Kenyataannya memang bahwa dalam setiap
proses perwujudan selalu diawali dengan pro (+) & kontra (-). Namun dengan
proses kebulatan tekad untuk mengambil keputusan, maka cita-cita luhur tersebut
bisa diwujudkan. Proses pengambilan keputusan dan adanya cita-cita ini
menyadarkan kita bahwa dibalik (+) & (-) harus ada kuasa lebih, yaitu
pengambil keputusan demi terwujudnya cita.
Cita kalau tidak melalui pintu
kepercayaan, maka hanya akan menjadi angan-angan.
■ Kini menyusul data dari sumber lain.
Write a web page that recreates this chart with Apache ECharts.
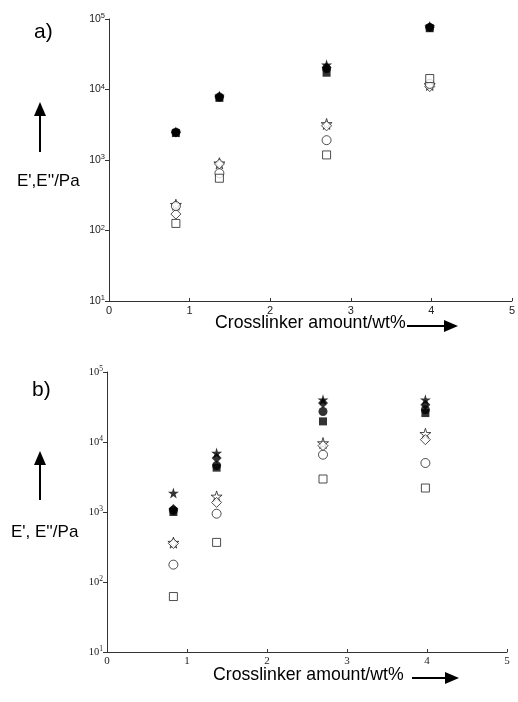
<!DOCTYPE html>
<html><head><meta charset="utf-8">
<script src="https://cdn.jsdelivr.net/npm/echarts@6/dist/echarts.min.js"></script>
<style>html,body{margin:0;padding:0;background:#fff}#c{width:518px;height:702px}</style>
</head><body><div id="c"></div>
<script>
// ---- data ----
const xA = [0.83, 1.37, 2.7, 3.98];
const xB = [0.83, 1.37, 2.7, 3.98];
const xTicks = [0, 1, 2, 3, 4, 5];
const yTicks = [10, 100, 1000, 10000, 100000];
// panel a) storage (filled) and loss (open) moduli
const aFilledStar    = [2500, 8100, 22400, 78000];
const aFilledDiamond = [2450, 7900, 20500, 77000];
const aFilledCircle  = [2480, 7800, 19700, 76000];
const aFilledSquare  = [2420, 7600, 17300, 74000];
const aOpenStar      = [232, 900, 3250, 11600];
const aOpenDiamond   = [171, 880, 3050, 11000];
const aOpenCircle    = [222, 649, 1910, 12000];
const aOpenSquare    = [126, 551, 1180, 14300];
// panel b)
const bFilledStar    = [1870, 6960, 40200, 40200];
const bFilledDiamond = [1100, 5900, 36000, 34100];
const bFilledCircle  = [1050, 4600, 27300, 28900];
const bFilledSquare  = [1000, 4300, 19700, 25900];
const bOpenStar      = [365, 1670, 9670, 13100];
const bOpenDiamond   = [355, 1370, 8860, 10800];
const bOpenCircle    = [177, 946, 6590, 5010];
const bOpenSquare    = [62, 368, 2960, 2200];

const STAR = 'path://M50,0 L61,35 L98,35 L68,57 L79,91 L50,70 L21,91 L32,57 L2,35 L39,35 Z';

function pts(xs, ys){ return xs.map((x,i)=>[x, ys[i]]); }
function ser(idx, xs, ys, sym, filled, size){
  return {
    type:'scatter', xAxisIndex:idx, yAxisIndex:idx, data: pts(xs, ys),
    symbol: sym, symbolSize: size,
    itemStyle: filled ? {color:'#000'} : {color:'#fff', borderColor:'#222', borderWidth:1},
    z: filled ? 3 : 4
  };
}
function seriesFor(idx, xs, d){
  return [
    ser(idx, xs, d[0], STAR, true, 11),
    ser(idx, xs, d[1], 'diamond', true, 10),
    ser(idx, xs, d[2], 'circle', true, 9),
    ser(idx, xs, d[3], 'rect', true, 8),
    ser(idx, xs, d[4], STAR, false, 11),
    ser(idx, xs, d[5], 'diamond', false, 10),
    ser(idx, xs, d[6], 'circle', false, 9),
    ser(idx, xs, d[7], 'rect', false, 8)
  ];
}
function xAx(idx, font){
  return {type:'value', gridIndex:idx, min:xTicks[0], max:xTicks[xTicks.length-1], interval:1,
    axisLine:{lineStyle:{color:'#333', width:1}},
    axisTick:{inside:true, length:3, lineStyle:{color:'#333'}},
    splitLine:{show:false},
    axisLabel:{fontFamily:font, fontSize:11, color:'#222', margin:4}};
}
function yAx(idx, font){
  return {type:'log', logBase:10, gridIndex:idx, min:yTicks[0], max:yTicks[yTicks.length-1],
    axisLine:{show:true, lineStyle:{color:'#333', width:1}},
    axisTick:{show:true, length:4, lineStyle:{color:'#333'}},
    minorTick:{show:false}, splitLine:{show:false},
    axisLabel:{fontFamily:font, fontSize:10.5, color:'#222', margin:4,
      formatter: v => '10{s|' + Math.round(Math.log10(v)) + '}',
      rich:{s:{fontFamily:font, fontSize:7.5, color:'#222', verticalAlign:'top', padding:[0,0,6,0]}}}};
}
function arrowV(x, yTop, yBot){
  return [
    {type:'line', shape:{x1:x, y1:yBot, x2:x, y2:yTop+12}, style:{stroke:'#000', lineWidth:2}},
    {type:'polygon', shape:{points:[[x, yTop],[x-6, yTop+14],[x+6, yTop+14]]}, style:{fill:'#000'}}
  ];
}
function arrowH(x1, x2, y){
  return [
    {type:'line', shape:{x1:x1, y1:y, x2:x2-12, y2:y}, style:{stroke:'#000', lineWidth:2}},
    {type:'polygon', shape:{points:[[x2, y],[x2-14, y-6],[x2-14, y+6]]}, style:{fill:'#000'}}
  ];
}
const tf = 'Liberation Sans, Arial, sans-serif';
const sf = 'Liberation Serif, Times New Roman, serif';
const chart = echarts.init(document.getElementById('c'));
chart.setOption({
  animation:false,
  grid:[
    {left:109, top:19, width:405, height:282},
    {left:107, top:372, width:400, height:280}
  ],
  xAxis:[xAx(0, tf), xAx(1, sf)],
  yAxis:[yAx(0, tf), yAx(1, sf)],
  series:[
    ...seriesFor(0, xA, [aFilledStar,aFilledDiamond,aFilledCircle,aFilledSquare,aOpenStar,aOpenDiamond,aOpenCircle,aOpenSquare]),
    ...seriesFor(1, xB, [bFilledStar,bFilledDiamond,bFilledCircle,bFilledSquare,bOpenStar,bOpenDiamond,bOpenCircle,bOpenSquare])
  ],
  graphic:[
    {type:'text', left:34, top:22, style:{text:'a)', font:'21px Liberation Sans', fill:'#000'}},
    {type:'text', left:32, top:380, style:{text:'b)', font:'21px Liberation Sans', fill:'#000'}},
    {type:'text', left:17, top:173, style:{text:"E',E''/Pa", font:'17px Liberation Sans', fill:'#000'}},
    {type:'text', left:11, top:524, style:{text:"E', E''/Pa", font:'17px Liberation Sans', fill:'#000'}},
    {type:'text', left:215, top:314, style:{text:'Crosslinker amount/wt%', font:'17.7px Liberation Sans', fill:'#000'}},
    {type:'text', left:213, top:666, style:{text:'Crosslinker amount/wt%', font:'17.7px Liberation Sans', fill:'#000'}},
    ...arrowV(40, 102, 152),
    ...arrowV(40, 451, 500),
    ...arrowH(407, 458, 326),
    ...arrowH(412, 459, 678)
  ]
});
</script></body></html>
Dengan demikian kepercayaan
adalah awal dari segala perwujudan.
Kemudian dari pada itu untuk membentuk suatu
Pemerintah Negara Indonesia yang melindungi segenap bangsa Indonesia dan
seluruh tumpah darah Indonesia dan untuk memajukan kesejahteraan umum,
mencerdaskan kehidupan bangsa dan ikut melaksanakan ketertiban dunia yang
berdasarkan kemerdekaan, perdamaian abadi dan keadilan sosial, maka disusunlah
Kemerdekaan Kebagsaan Indonesia itu dalam suatu Undang-Undang Dasar Negara
Indonesia, yang terbentuk dalam suatu susunan Negara Republik Indonesia, yang
berkedaulatan rakyat dengan berdasar kepada: Ketuhanan Yang Maha Esa, Kemanusiaan
yang adil dan beradab, Persatuan Indonesia dan Kerakyatan yang dipimpin oleh
hikmat kebijaksanaan dalam permusyawaratan/perwakilan, serta dengan mewujudkan
suatu Keadilan sosial bagi seluruh rakyat Indonesia.
Kenapa
untuk mewujudkan kemerdekaan, harus membentuk Negara? Karena melalui negaralah,
rakyat akan memperoleh kenikmatan/kebahagiaan. Negara untuk rakyat, bukan
rakyat untuk Negara. Semua yang tercipta ini adalah untuk manusia. Namun
manusia sebagai penghuni Negara tersebut juga wajib untuk merawat dan
memakmurkan Negara dan bangsanya. Jadi ada timbal balik, mengingat Negara
adalah rahmat Allah Yang Maha Kuasa dan jangan dipandang hanya dari satu sisi,
apa yang telah kamu berikan untuk negaramu? Negara adalah dari rakyat, oleh
rakyat dan untuk rakyat.
Namun mengingat rakyat itu jumlahnya
banyak, maka perlu lembaga yang merupakan kepanjangan tangan rakyat untuk memegang
kekuasaan tertinggi, yaitu Majelis Permusyawaratan rakyat (MPR). Sehingga semestinya
pemilihan anggota MPR adalah langsung oleh rakyat, bukan melalui partai politik.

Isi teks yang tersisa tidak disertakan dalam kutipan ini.